Зенит | страница 89



— А-ах!

Горячая волна больно ударила в спину, кажется, снесла ее, мою спину, или, во всяком случае, содрала кожу. Словно проверяя, живой ли, подхватился. Живой! Живой! Вижу и слышу. Слышу: бьют все наши батареи, захлебывается пулемет Бондаря, он тут, рядом, на крыше диспетчерской. Вижу, самый близкий к нам пассажирский вагон перевернут в нашу сторону. Значит, бомба упала по ту сторону поезда. Посчастливилось? Кому? Там же люди! В вагоне. Под вагоном. Вижу еще: в конце состава горят товарные вагоны. Так быстро загорелись? Кроме фугасок, «юнкерсы» бросали термитки — горят дома за станцией. Горит какая-то смола — вонючий дым клубами бросает в небо, под облака.

Подбежал Колбенко, крикнул на ухо, видимо уверенный, что я контужен:

— Дети! — и показал на вагоны.

А сам без фуражки, голова в крови. Не успел я сказать о его ранении, как парторг бросился к вагону.

Я подхватил Женю с земли — долговязую и легкую, как гуттаперчевая кукла. Поставил на ноги. Крикнул на ухо так же, как мне Колбенко:

— Дети!

Она шаталась.

— Иди в вокзал!

— Нет! Я с вами.

«Юнкерсы» сделали другой заход. Но больше я не считал взрывы. Не слышал их.

Ни через час, ни через день, ни теперь, через сорок лет, я не мог и не могу восстановить в памяти последовательность событий: что когда делал, с кем вытаскивал женщин, детей, мужчин, гражданских, военных из окон перевернутого вагона, передавая их саперам, быстро соорудившим помост из шпал.
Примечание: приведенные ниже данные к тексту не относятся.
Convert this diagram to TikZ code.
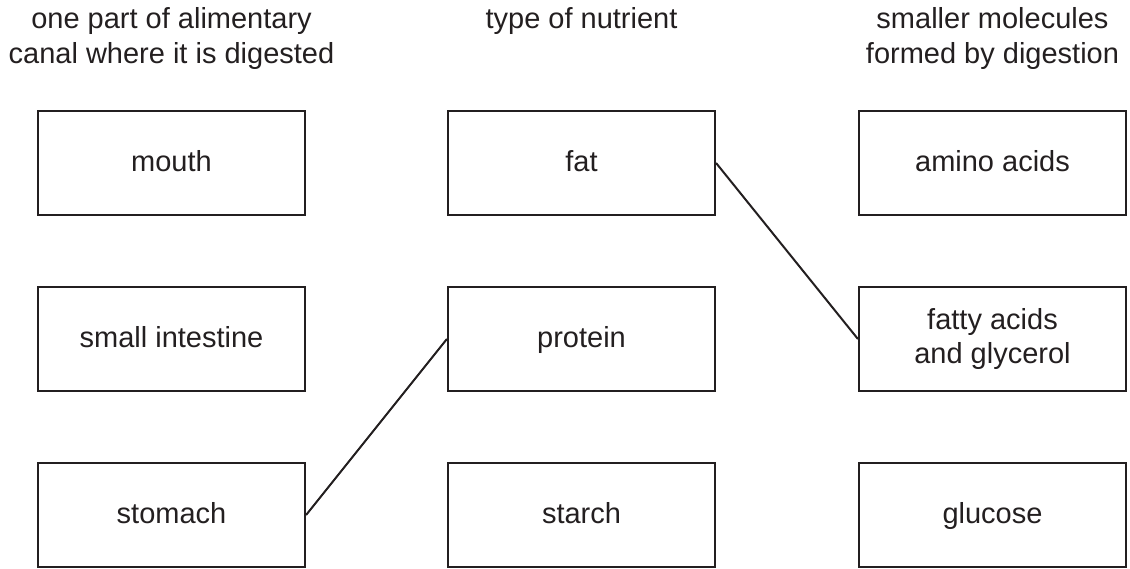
\documentclass[tikz,border=0pt]{standalone}
\usepackage{fontspec}
\setmainfont{Liberation Sans}
\definecolor{ink}{HTML}{231F20}
\begin{document}
\begin{tikzpicture}[x=1pt,y=-1pt,
  every node/.style={text=ink,font=\fontsize{29}{34}\selectfont},
  box/.style={draw=ink,line width=2.2pt,minimum width=267pt,minimum height=104pt,align=center,inner sep=0pt},
  oneline/.style={box,text height=21pt,text depth=4pt},
  head/.style={align=center,inner sep=0pt,anchor=north,font=\fontsize{29}{35}\selectfont},
  link/.style={draw=ink,line width=2pt}]
\useasboundingbox (0,0) rectangle (1130,568);
\node[head] (h1) at (171.5,7) {one part of alimentary\\canal where it is digested};
\node[head] (h2) at (581.5,7) {type of nutrient};
\node[head] (h3) at (992.5,7) {smaller molecules\\formed by digestion};
\node[oneline] (mouth) at (171.5,163) {mouth};
\node[oneline] (small) at (171.5,339) {small intestine};
\node[oneline] (stomach) at (171.5,515) {stomach};
\node[oneline] (fat) at (581.5,163) {fat};
\node[oneline] (protein) at (581.5,339) {protein};
\node[oneline] (starch) at (581.5,515) {starch};
\node[oneline] (amino) at (992.5,163) {amino acids};
\node[box] (fatty) at (992.5,339) {fatty acids\\and glycerol};
\node[oneline] (glucose) at (992.5,515) {glucose};
\draw[link] (fat.east) -- (fatty.west);
\draw[link] (stomach.east) -- (protein.west);
\end{tikzpicture}
\end{document}
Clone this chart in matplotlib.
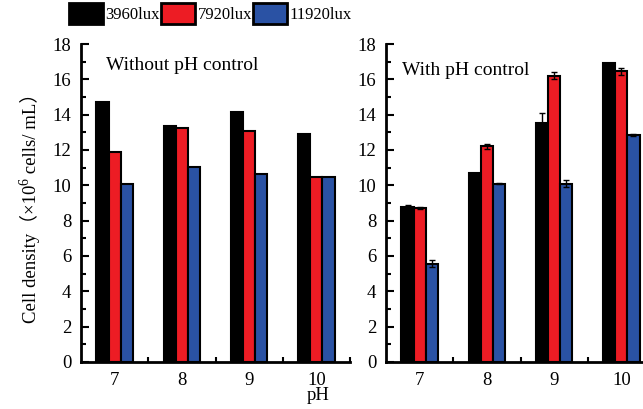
import numpy as np
import matplotlib.pyplot as plt
from matplotlib.patches import Patch
from matplotlib.ticker import MultipleLocator, FixedLocator

plt.rcParams['font.family'] = ['Liberation Serif', 'Noto Sans CJK SC', 'DejaVu Sans']

ph = [7, 8, 9, 10]
labels = ['3960lux', '7920lux', '11920lux']
colors = ['#000000', '#ED1C24', '#2A52A4']

# without pH control
no_ctrl = [
    [14.7, 13.35, 14.15, 12.9],
    [11.9, 13.25, 13.05, 10.45],
    [10.05, 11.05, 10.65, 10.5],
]
# with pH control
ctrl = [
    [8.8, 10.7, 13.55, 16.95],
    [8.7, 12.2, 16.2, 16.45],
    [5.55, 10.1, 10.1, 12.85],
]
ctrl_err = [
    [0.1, 0.0, 0.55, 0.0],
    [0.05, 0.15, 0.2, 0.2],
    [0.2, 0.05, 0.2, 0.05],
]

fig = plt.figure(figsize=(6.43, 4.09), dpi=100)
ax1 = fig.add_axes([81/643, 47/409, 269/643, 318/409])
ax2 = fig.add_axes([386/643, 47/409, 269/643, 318/409])

w = 0.18
x = np.array(ph, dtype=float)

def draw(ax, data, err=None):
    for i in range(3):
        ax.bar(x + (i - 1) * w, data[i], width=w, color=colors[i],
               edgecolor='black', linewidth=1.5, zorder=2)
        if err is not None:
            ax.errorbar(x + (i - 1) * w, data[i], yerr=err[i], fmt='none',
                        ecolor='black', elinewidth=1, capsize=2.5, capthick=1, zorder=3)
    ax.set_xlim(6.5, 10.5)
    ax.set_ylim(0, 18)
    ax.set_xticks(ph)
    ax.xaxis.set_minor_locator(FixedLocator([7.5, 8.5, 9.5, 10.5]))
    ax.yaxis.set_major_locator(MultipleLocator(2))
    ax.yaxis.set_minor_locator(MultipleLocator(1))
    ax.tick_params(which='both', direction='in', width=1.5, labelsize=13.5, top=False, right=False)
    ax.tick_params(which='major', length=6, pad=7)
    ax.tick_params(which='minor', length=3.5)
    for s in ['top', 'right']:
        ax.spines[s].set_visible(False)
    for s in ['left', 'bottom']:
        ax.spines[s].set_linewidth(2)

draw(ax1, no_ctrl)
draw(ax2, ctrl, ctrl_err)

ax1.text(6.87, 16.8, 'Without pH control', fontsize=14, va='center')
ax2.text(6.74, 16.5, 'With pH control', fontsize=14, va='center')

# y label built from pieces so the exponent is a real superscript
renderer = fig.canvas.get_renderer()
lx = 30 / 643
y = (409 - 323) / 409
parts = [('Cell density（×10', 13.5, 0), ('6', 10, -5 / 643), (' cells/ mL）', 13.5, 0)]
for txt, fs, dx in parts:
    t = fig.text(lx + dx, y, txt, rotation=90, fontsize=fs, ha='center', va='bottom')
    bb = t.get_window_extent(renderer)
    y += bb.height / fig.bbox.height
fig.text(318/643, 1 - 396/409, 'pH', fontsize=13.5, ha='center', va='center')

handles = [Patch(facecolor=c, edgecolor='black', linewidth=2) for c in colors]
fig.legend(handles, labels, loc='upper left', bbox_to_anchor=(69/643, 1 - 3/409),
           ncol=3, frameon=False, fontsize=12, handlelength=2.05, handleheight=1.55,
           handletextpad=0.15, columnspacing=0.05, borderpad=0, borderaxespad=0)

fig.savefig('out.png', dpi=100)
Кто из людей на моих руках был цел, кто ранен, кто, может, мертв — не помню. Хорошо помню только детей, которых мы с Женей выносили из соседнего вагона. Детей оглушило, изрезало стеклом разбитых окон. Но дети были живы. И я радовался и в то же время вслух крепкими словами, не стесняясь Жени, крыл тех, кто так рано вез сюда, на недавно освобожденную землю, детей. Потом я потерял Женю. Кажется, она осталась в здании вокзала, куда сносили раненых.

Носили раненых с Колбенко. Но и он куда-то исчез. Меня подхватила медсестра с санитарными носилками.

— Помоги мне, младшой…

У дальнего товарного вагона подобрали мы с ней убитую женщину — лейтенанта медицинской службы.

Я заметил окровавленную гимнастерку на груди, на животе. Совпадение поразило меня чуть ли не до обморока. Закружилась голова, подкосились ноги. Я постарался взять носилки спереди, чтобы не видеть убитую, не рассматривать ее лицо, рану…

Не сразу смог поднять носилки. Медсестра, не признавая субординации, выругала меня:

— Бери же быстрее, недотепа! Что ты как контуженый!